At the top of the layout, you can see <NavMenu>, a Razor component. It is located in the Shared folder and looks like this:
<div class="top-row ps-3 navbar navbar-dark">
<div class="container-fluid">
<a class="navbar-brand" href="">BlazorServer</a>
<button title="Navigation menu" class="navbar-toggler" @onclick="ToggleNavMenu">
<span class="navbar-toggler-icon"></span>
</button>
</div>
</div>
<div class="@NavMenuCssClass nav-scrollable" @onclick="ToggleNavMenu">
<nav class="flex-column">
<div class="nav-item px-3">
<NavLink class="nav-link" href="" Match="NavLinkMatch.All">
<span class="oi oi-home" aria-hidden="true"></span> Home
</NavLink>
</div>
<div class="nav-item px-3">
<NavLink class="nav-link" href="counter">
<span class="oi oi-plus" aria-hidden="true"></span> Counter
</NavLink>
</div>
<div class="nav-item px-3">
<NavLink class="nav-link" href="fetchdata">
<span class="oi oi-list-rich" aria-hidden="true"></span> Fetch data
</NavLink>
</div>
</nav>
</div>
@code {
private bool collapseNavMenu = true;
private string?
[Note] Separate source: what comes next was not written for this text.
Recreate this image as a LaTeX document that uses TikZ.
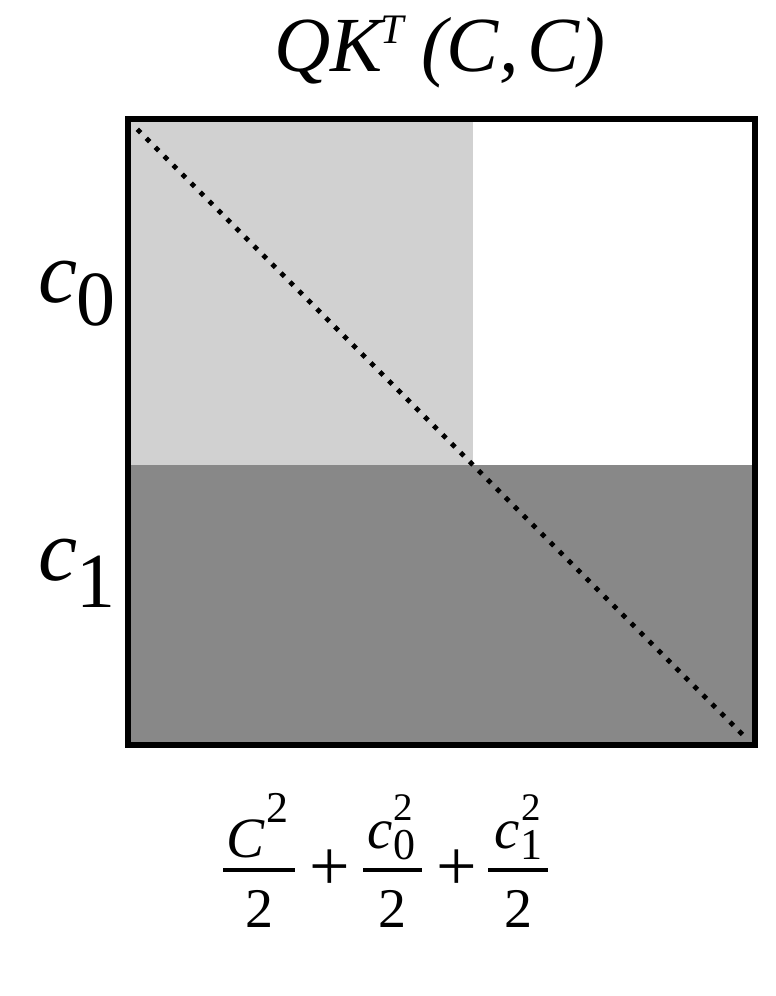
\documentclass[tikz,border=0pt]{standalone}
\usepackage{fontspec}
\setmainfont{Liberation Serif}
\definecolor{lightg}{HTML}{D1D1D1}
\definecolor{darkg}{HTML}{888888}
\tikzset{
  txt/.style={inner sep=0pt, outer sep=0pt, anchor=base},
  titleit/.style={txt, font=\fontsize{78}{78}\selectfont\itshape},
  bigit/.style={txt, font=\fontsize{88}{88}\selectfont\itshape},
  bigsub/.style={txt, font=\fontsize{78}{78}\selectfont},
  fmain/.style={txt, font=\fontsize{57}{57}\selectfont\itshape},
  fnum/.style={txt, font=\fontsize{56}{56}\selectfont},
  fsup/.style={txt, font=\fontsize{39}{39}\selectfont},
  fsub/.style={txt, font=\fontsize{44}{44}\selectfont},
  fplus/.style={txt, anchor=center, font=\fontsize{72}{72}\selectfont},
  fbar/.style={line width=4.5pt},
  diag/.style={line width=4.8pt, dash pattern=on 4.8pt off 7.9pt},
  frame/.style={line width=6pt}
}
\begin{document}
\begin{tikzpicture}[x=1pt,y=-1pt]
\useasboundingbox (0,0) rectangle (776,996);
% regions
\coordinate (tl) at (128,119);
\coordinate (br) at (755,745);
\fill[lightg] (128,119) rectangle (473,465);
\fill[darkg] (128,465) rectangle (755,745);
\draw[frame] (tl) rectangle (br);
\coordinate (d0) at (137.3,129.3);
\coordinate (d1) at (745,737);
\draw[diag] (d0) -- (d1);
% title
\node[titleit, anchor=base west] (tQK) at (274,71) {QK};
\node[txt, anchor=base west, font=\fontsize{42}{42}\selectfont\itshape] (tT) at (380,43) {T};
\node[titleit, anchor=base west] (tCa) at (421,71) {(C,};
\node[titleit, anchor=base east] (tCb) at (605,71) {C)};
% row labels
\node[bigit, anchor=base west] (c0) at (38,302) {c};
\node[bigsub, anchor=base west] (c0s) at (76,325) {0};
\node[bigit, anchor=base west] (c1) at (38,580) {c};
\node[bigsub, anchor=base west] (c1s) at (76,607) {1};
% formula
\node[fmain] (n1) at (246,857) {C};
\node[fsub] (n1s) at (277,822) {2};
\coordinate (b1a) at (223,870);
\coordinate (b1b) at (295,870);
\draw[fbar] (b1a) -- (b1b);
\node[fnum] (d1n) at (259,927) {2};
\node[fplus] (p1) at (330,870) {+};
\node[fmain] (n2) at (380,848) {c};
\node[fsub] (n2b) at (404,859) {0};
\node[fsup] (n2s) at (403,820) {2};
\coordinate (b2a) at (363,870);
\coordinate (b2b) at (422,870);
\draw[fbar] (b2a) -- (b2b);
\node[fnum] (d2n) at (392.5,927) {2};
\node[fplus] (p2) at (456.5,870) {+};
\node[fmain] (n3) at (507,848) {c};
\node[fsub] (n3b) at (531,859) {1};
\node[fsup] (n3s) at (531,820) {2};
\coordinate (b3a) at (488,870);
\coordinate (b3b) at (548,870);
\draw[fbar] (b3a) -- (b3b);
\node[fnum] (d3n) at (518.5,927) {2};
\end{tikzpicture}
\end{document}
NavMenuCssClass => collapseNavMenu ? "collapse" : null;
private void ToggleNavMenu()
{
collapseNavMenu = !collapseNavMenu;
}
}
It contains the left-side menu and is a standard Bootstrap menu. It also has three menu items and logic for a hamburger menu (if viewed on a phone). This type of nav menu is usually done with JavaScript, but this one is done solely with CSS and C#.
You will find another component, NavLink, which is built into the framework. It will render an anchor tag but will also check the current route. If you are currently on the same route/URL as the nav link, it will automatically add a CSS class called active to the tag.
We will run into a couple more built-in components that will help us along the way. There are also some pages in the template, but we will leave them for now and go through them in the next chapter when we go into components.
CSS
In the Shared folder, there are two CSS files as well : NavMenu.razor.css and MainLayout.razor.css.
These files are CSS styles that affect only the specific component (the first part of the name). We will return to a concept called isolated CSS in Chapter 9, Sharing Code and Resources.